» **THE EXERCISE**: Quote the data exactly, first line to the line containing "const errData = (xs, ys, es)", with no pictures.

** Begin **

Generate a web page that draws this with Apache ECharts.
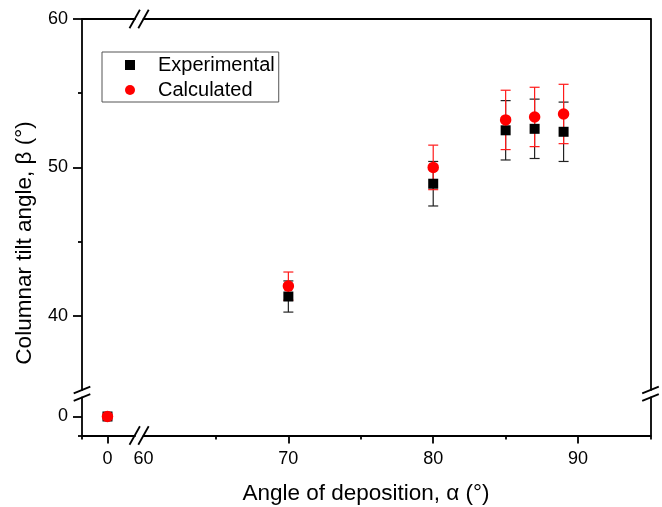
<!DOCTYPE html>
<html>
<head>
<meta charset="utf-8">
<script src="https://cdn.jsdelivr.net/npm/echarts@6/dist/echarts.min.js"></script>
<style>html,body{margin:0;padding:0;background:#fff}#c{width:662px;height:507px}</style>
</head>
<body>
<div id="c"></div>
<script>
// ---- data ----
const angles = [70, 80, 85, 87, 89];
const experimental = [41.3, 48.9, 52.5, 52.6, 52.4];
const experimentalErr = [1.05, 1.5, 2.0, 2.0, 2.0];
const calculated = [42.0, 50.0, 53.2, 53.4, 53.6];
const calculatedErr = [0.95, 1.5, 2.0, 2.0, 2.0];
const originAngle = [0];
const originExperimental = [0];
const originCalculated = [0];
const xMajorTicks = [70, 80, 90];
const xMinorTicks = [65, 75, 85, 95];
const xLabels = [60, 70, 80, 90];
const yMajorTicks = [40, 50, 60];
const yMinorTicks = [45, 55];
const seriesNames = ['Experimental', 'Calculated'];
const xTitle = 'Angle of deposition, \u03b1 (\u00b0)';
const yTitle = 'Columnar tilt angle, \u03b2 (\u00b0)';

// ---- layout ----
const FONT = "'Liberation Sans', Arial, sans-serif";
const W = 662, H = 507;
const L = 82, R = 650.5, T = 19, B = 435.5;
const xLowEnd = 135, xHighStart = 143.5;
const yHighEnd = 390, yLowStart = 397.5;
const axisColor = '#000';
const lw = 1.8;

const pairs = (xs, ys) => xs.map((x, i) => [x, ys[i]]);
const errData = (xs, ys, es) => xs.map((x, i) => [x, ys[i] - es[i], ys[i] + es[i]]);

function errRender(color) {
  return function (params, api) {
    const x = api.value(0);
    const lo = api.coord([x, api.value(1)]);
    const hi = api.coord([x, api.value(2)]);
    const hw = 5;
    const st = { stroke: color, lineWidth: 1.2 };
    return {
      type: 'group',
      children: [
        { type: 'line', shape: { x1: hi[0], y1: hi[1], x2: lo[0], y2: lo[1] }, style: st },
        { type: 'line', shape: { x1: hi[0] - hw, y1: hi[1], x2: hi[0] + hw, y2: hi[1] }, style: st },
        { type: 'line', shape: { x1: lo[0] - hw, y1: lo[1], x2: lo[0] + hw, y2: lo[1] }, style: st }
      ]
    };
  };
}

const lineStyle = { color: axisColor, width: lw };
const axLine = { show: true, onZero: false, lineStyle };
const noLine = { show: false, onZero: false };
const hiddenAxisBits = { axisTick: { show: false }, axisLabel: { show: false }, splitLine: { show: false } };
const labelStyle = { color: '#000', fontSize: 18, fontFamily: FONT };

const grids = [
  { left: xHighStart, right: W - R, top: T, height: yHighEnd - T },          // 0 TR (data)
  { left: xHighStart, right: W - R, top: yLowStart, height: B - yLowStart }, // 1 BR
  { left: L, width: xLowEnd - L, top: yLowStart, height: B - yLowStart },    // 2 BL (origin)
  { left: L, width: xLowEnd - L, top: T, height: yHighEnd - T }              // 3 TL
];

const xAxes = [
  Object.assign({ gridIndex: 0, type: 'value', min: 60, max: 95, position: 'top', axisLine: axLine }, hiddenAxisBits),
  { gridIndex: 1, type: 'value', min: 60, max: 95, position: 'bottom', axisLine: axLine,
    axisTick: { show: true, length: 8, lineStyle, customValues: xMajorTicks },
    axisLabel: { show: true, margin: 15, customValues: xLabels, ...labelStyle }, splitLine: { show: false } },
  { gridIndex: 1, type: 'value', min: 60, max: 95, position: 'bottom', axisLine: noLine,
    axisTick: { show: true, length: 4, lineStyle, customValues: xMinorTicks },
    axisLabel: { show: false }, splitLine: { show: false } },
  { gridIndex: 2, type: 'value', min: -1, max: 1.08, position: 'bottom', axisLine: axLine,
    axisTick: { show: true, length: 8, lineStyle, customValues: [0] },
    axisLabel: { show: true, margin: 15, customValues: [0], ...labelStyle }, splitLine: { show: false } },
  { gridIndex: 2, type: 'value', min: -1, max: 1.08, position: 'bottom', axisLine: noLine,
    axisTick: { show: true, length: 4, lineStyle, customValues: [-1] },
    axisLabel: { show: false }, splitLine: { show: false } },
  Object.assign({ gridIndex: 3, type: 'value', min: 0, max: 1, position: 'top', axisLine: axLine }, hiddenAxisBits)
];

const yAxes = [
  Object.assign({ gridIndex: 0, type: 'value', min: 35, max: 60, position: 'right', axisLine: axLine }, hiddenAxisBits),
  Object.assign({ gridIndex: 1, type: 'value', min: -1, max: 1, position: 'right', axisLine: axLine }, hiddenAxisBits),
  { gridIndex: 2, type: 'value', min: -1, max: 1, position: 'left', axisLine: axLine,
    axisTick: { show: true, length: 9, lineStyle, customValues: [0] },
    axisLabel: { show: true, margin: 14, customValues: [0], ...labelStyle }, splitLine: { show: false } },
  { gridIndex: 3, type: 'value', min: 35, max: 60, position: 'left', axisLine: axLine,
    axisTick: { show: true, length: 9, lineStyle, customValues: yMajorTicks },
    axisLabel: { show: true, margin: 14, customValues: yMajorTicks, ...labelStyle }, splitLine: { show: false } },
  { gridIndex: 3, type: 'value', min: 35, max: 60, position: 'left', axisLine: noLine,
    axisTick: { show: true, length: 4, lineStyle, customValues: yMinorTicks },
    axisLabel: { show: false }, splitLine: { show: false } },
  { gridIndex: 2, type: 'value', min: -1, max: 1, position: 'left', axisLine: noLine,
    axisTick: { show: true, length: 4, lineStyle, customValues: [-1] },
    axisLabel: { show: false }, splitLine: { show: false } }
];

const series = [
  { name: 'Experimental error', type: 'custom', xAxisIndex: 0, yAxisIndex: 0,
    renderItem: errRender('#222'), encode: { x: 0, y: [1, 2] },
    data: errData(angles, experimental, experimentalErr), silent: true, clip: false },
  { name: seriesNames[0], type: 'scatter', xAxisIndex: 0, yAxisIndex: 0, symbol: 'rect', symbolSize: 10,
    itemStyle: { color: '#000', opacity: 1 }, data: pairs(angles, experimental) },
  { name: 'Calculated error', type: 'custom', xAxisIndex: 0, yAxisIndex: 0,
    renderItem: errRender('#ff1a1a'), encode: { x: 0, y: [1, 2] },
    data: errData(angles, calculated, calculatedErr), silent: true, clip: false },
  { name: seriesNames[1], type: 'scatter', xAxisIndex: 0, yAxisIndex: 0, symbol: 'circle', symbolSize: 11.5,
    itemStyle: { color: '#ff0000', opacity: 1 }, data: pairs(angles, calculated) },
  { name: seriesNames[0], type: 'scatter', xAxisIndex: 3, yAxisIndex: 2, symbol: 'rect', symbolSize: 10,
    itemStyle: { color: '#000', opacity: 1 }, data: pairs(originAngle, originExperimental) },
  { name: seriesNames[1], type: 'scatter', xAxisIndex: 3, yAxisIndex: 2, symbol: 'circle', symbolSize: 11.5,
    itemStyle: { color: '#ff0000', opacity: 1 }, data: pairs(originAngle, originCalculated) }
];

// break marks
function slash(cx, cy, dx, dy) {
  return { type: 'line', shape: { x1: cx - dx, y1: cy + dy, x2: cx + dx, y2: cy - dy },
    style: { stroke: '#000', lineWidth: 1.8 }, silent: true };
}
const vBreak = (cx) => [slash(cx, yHighEnd, 8.3, 3.3), slash(cx, yLowStart, 8.3, 3.3)];
const hBreak = (cy) => [slash(xLowEnd - 0.3, cy, 5.2, 9.2), slash(xHighStart, cy, 5.2, 9.2)];

const graphic = [
  ...vBreak(L), ...vBreak(R), ...hBreak(B), ...hBreak(T),
  { type: 'text', x: 366, y: 494, silent: true,
    style: { text: xTitle, textAlign: 'center', textVerticalAlign: 'middle', fontSize: 22.5, fontFamily: FONT, fill: '#000' } },
  { type: 'text', x: 25, y: 243, rotation: Math.PI / 2, silent: true,
    style: { text: yTitle, textAlign: 'center', textVerticalAlign: 'middle', fontSize: 22.5, fontFamily: FONT, fill: '#000' } }
];

const chart = echarts.init(document.getElementById('c'), null, { renderer: 'canvas' });
chart.setOption({
  animation: false,
  backgroundColor: '#fff',
  grid: grids,
  xAxis: xAxes,
  yAxis: yAxes,
  legend: {
    left: 102, top: 52, orient: 'vertical',
    padding: [3, 4, 2, 23], itemGap: 5, itemWidth: 46, itemHeight: 10,
    borderColor: '#555', borderWidth: 1, selectedMode: false,
    textStyle: { fontSize: 20, color: '#000', fontFamily: FONT },
    data: [{ name: seriesNames[0], icon: 'path://M0,0H10V10H0Z' }, { name: seriesNames[1], icon: 'circle' }]
  },
  series: series,
  graphic: graphic
});
</script>
</body>
</html>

** End **

» **SOLUTION FOR THIS PROBLEM**:
Generate a web page that draws this with Apache ECharts.
<!DOCTYPE html>
<html>
<head>
<meta charset="utf-8">
<script src="https://cdn.jsdelivr.net/npm/echarts@6/dist/echarts.min.js"></script>
<style>html,body{margin:0;padding:0;background:#fff}#c{width:662px;height:507px}</style>
</head>
<body>
<div id="c"></div>
<script>
// ---- data ----
const angles = [70, 80, 85, 87, 89];
const experimental = [41.3, 48.9, 52.5, 52.6, 52.4];
const experimentalErr = [1.05, 1.5, 2.0, 2.0, 2.0];
const calculated = [42.0, 50.0, 53.2, 53.4, 53.6];
const calculatedErr = [0.95, 1.5, 2.0, 2.0, 2.0];
const originAngle = [0];
const originExperimental = [0];
const originCalculated = [0];
const xMajorTicks = [70, 80, 90];
const xMinorTicks = [65, 75, 85, 95];
const xLabels = [60, 70, 80, 90];
const yMajorTicks = [40, 50, 60];
const yMinorTicks = [45, 55];
const seriesNames = ['Experimental', 'Calculated'];
const xTitle = 'Angle of deposition, \u03b1 (\u00b0)';
const yTitle = 'Columnar tilt angle, \u03b2 (\u00b0)';

// ---- layout ----
const FONT = "'Liberation Sans', Arial, sans-serif";
const W = 662, H = 507;
const L = 82, R = 650.5, T = 19, B = 435.5;
const xLowEnd = 135, xHighStart = 143.5;
const yHighEnd = 390, yLowStart = 397.5;
const axisColor = '#000';
const lw = 1.8;

const pairs = (xs, ys) => xs.map((x, i) => [x, ys[i]]);
const errData = (xs, ys, es) => xs.map((x, i) => [x, ys[i] - es[i], ys[i] + es[i]]);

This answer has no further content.